* EXERCISE DESCRIPTION: Restate the material word for word and leave out anything that is a picture.
-.-.-
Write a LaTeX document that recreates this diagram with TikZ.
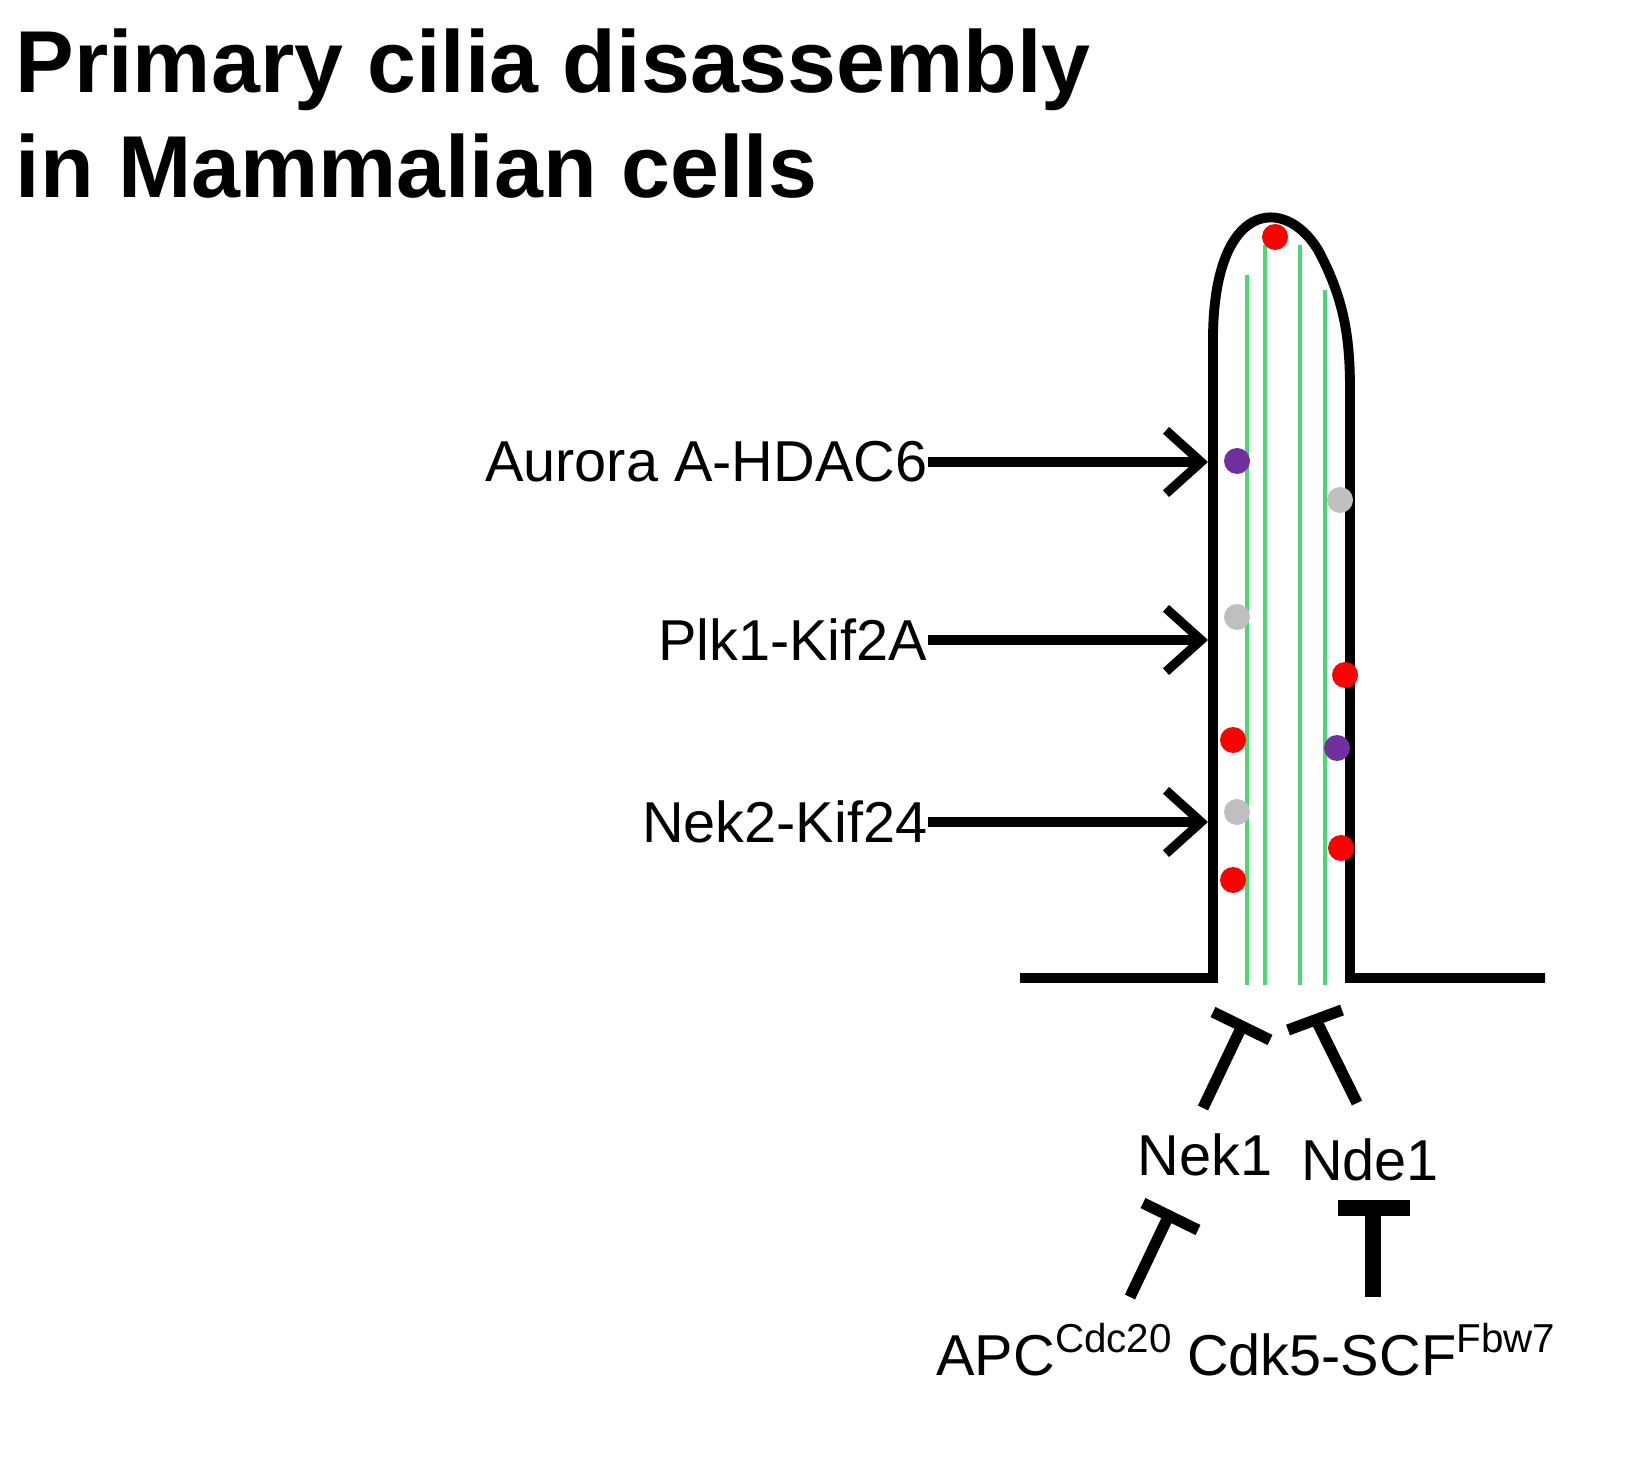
\documentclass[tikz,border=0pt]{standalone}
\usepackage{fontspec}
\setmainfont{Liberation Sans}
\usetikzlibrary{arrows.meta}
\begin{document}
\begin{tikzpicture}[x=0.01cm,y=-0.01cm,
 lbl/.style={font=\fontsize{16.4}{20}\selectfont,inner sep=0pt},
 act/.style={line width=2.6pt,-{Straight Barb[length=10pt,width=18pt,line width=2.6pt]}},
 inh/.style={line width=3.2pt},
 mt/.style={draw=green!55!teal!70,line width=1.3pt}]
\useasboundingbox (0,0) rectangle (1645,1458);
\node[anchor=north west,align=left,font=\bfseries\fontsize{25}{30}\selectfont,inner sep=0pt] (title) at (15,28) {Primary cilia disassembly\\in Mammalian cells};
% microtubules
\foreach \x/\t in {1247/275,1265/245,1300/245,1325/290} \draw[mt] (\x,\t) -- (\x,985);
% membrane
\draw[line width=2.8pt] (1020,978) -- (1213,978) -- (1213,340) .. controls (1213,200) and (1285,195) .. (1318,250) .. controls (1345,300) and (1350,340) .. (1350,390) -- (1350,978) -- (1545,978);
% dots
\definecolor{pur}{RGB}{112,48,160}
\foreach \x/\y/\c in {1275/237/red,1237/461/pur,1340/500/lightgray,1237/617/lightgray,1345/675/red,1233/740/red,1337/748/pur,1237/812/lightgray,1341/848/red,1233/880/red}
  \fill[\c] (\x,\y) circle[radius=13];
% activators
\node[lbl,anchor=east] (aur) at (928,462) {Aurora A-HDAC6};
\node[lbl,anchor=east] (plk) at (928,640) {Plk1-Kif2A};
\node[lbl,anchor=east] (nek2) at (928,822) {Nek2-Kif24};
\coordinate (t1) at (1208,462); \coordinate (t2) at (1208,640); \coordinate (t3) at (1208,822);
\draw[act] (aur) -- (t1); \draw[act] (plk) -- (t2); \draw[act] (nek2) -- (t3);
% inhibitors
\node[lbl] (nek1) at (1205,1155) {Nek1};
\node[lbl] (nde1) at (1370,1160) {Nde1};
\node[lbl,anchor=base] (apc) at (1055,1375) {APC\textsuperscript{Cdc20}};
\node[lbl,anchor=base] (cdk) at (1372,1375) {Cdk5-SCF\textsuperscript{Fbw7}};
\coordinate (a1) at (1203,1108); \coordinate (b1) at (1242,1026);
\draw[inh] (a1) -- (b1); \draw[inh] (1213,1012) -- (1270,1040);
\coordinate (a2) at (1357,1103); \coordinate (b2) at (1317,1022);
\draw[inh] (a2) -- (b2); \draw[inh] (1288,1030) -- (1342,1010);
\coordinate (a3) at (1130,1297); \coordinate (b3) at (1170,1213);
\draw[inh] (a3) -- (b3); \draw[inh] (1143,1203) -- (1198,1230);
\coordinate (a4) at (1373,1297); \coordinate (b4) at (1373,1208);
\draw[line width=4.5pt] (a4) -- (b4); \draw[line width=4.5pt] (1338,1208) -- (1410,1208);
\end{tikzpicture}
\end{document}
-.-.-
* COMPLETE OUTPUT:
Write a LaTeX document that recreates this diagram with TikZ.
\documentclass[tikz,border=0pt]{standalone}
\usepackage{fontspec}
\setmainfont{Liberation Sans}
\usetikzlibrary{arrows.meta}
\begin{document}
\begin{tikzpicture}[x=0.01cm,y=-0.01cm,
 lbl/.style={font=\fontsize{16.4}{20}\selectfont,inner sep=0pt},
 act/.style={line width=2.6pt,-{Straight Barb[length=10pt,width=18pt,line width=2.6pt]}},
 inh/.style={line width=3.2pt},
 mt/.style={draw=green!55!teal!70,line width=1.3pt}]
\useasboundingbox (0,0) rectangle (1645,1458);
\node[anchor=north west,align=left,font=\bfseries\fontsize{25}{30}\selectfont,inner sep=0pt] (title) at (15,28) {Primary cilia disassembly\\in Mammalian cells};
% microtubules
\foreach \x/\t in {1247/275,1265/245,1300/245,1325/290} \draw[mt] (\x,\t) -- (\x,985);
% membrane
\draw[line width=2.8pt] (1020,978) -- (1213,978) -- (1213,340) .. controls (1213,200) and (1285,195) .. (1318,250) .. controls (1345,300) and (1350,340) .. (1350,390) -- (1350,978) -- (1545,978);
% dots
\definecolor{pur}{RGB}{112,48,160}
\foreach \x/\y/\c in {1275/237/red,1237/461/pur,1340/500/lightgray,1237/617/lightgray,1345/675/red,1233/740/red,1337/748/pur,1237/812/lightgray,1341/848/red,1233/880/red}
  \fill[\c] (\x,\y) circle[radius=13];
% activators
\node[lbl,anchor=east] (aur) at (928,462) {Aurora A-HDAC6};
\node[lbl,anchor=east] (plk) at (928,640) {Plk1-Kif2A};
\node[lbl,anchor=east] (nek2) at (928,822) {Nek2-Kif24};
\coordinate (t1) at (1208,462); \coordinate (t2) at (1208,640); \coordinate (t3) at (1208,822);
\draw[act] (aur) -- (t1); \draw[act] (plk) -- (t2); \draw[act] (nek2) -- (t3);
% inhibitors
\node[lbl] (nek1) at (1205,1155) {Nek1};
\node[lbl] (nde1) at (1370,1160) {Nde1};
\node[lbl,anchor=base] (apc) at (1055,1375) {APC\textsuperscript{Cdc20}};
\node[lbl,anchor=base] (cdk) at (1372,1375) {Cdk5-SCF\textsuperscript{Fbw7}};
\coordinate (a1) at (1203,1108); \coordinate (b1) at (1242,1026);
\draw[inh] (a1) -- (b1); \draw[inh] (1213,1012) -- (1270,1040);
\coordinate (a2) at (1357,1103); \coordinate (b2) at (1317,1022);
\draw[inh] (a2) -- (b2); \draw[inh] (1288,1030) -- (1342,1010);
\coordinate (a3) at (1130,1297); \coordinate (b3) at (1170,1213);
\draw[inh] (a3) -- (b3); \draw[inh] (1143,1203) -- (1198,1230);
\coordinate (a4) at (1373,1297); \coordinate (b4) at (1373,1208);
\draw[line width=4.5pt] (a4) -- (b4); \draw[line width=4.5pt] (1338,1208) -- (1410,1208);
\end{tikzpicture}
\end{document}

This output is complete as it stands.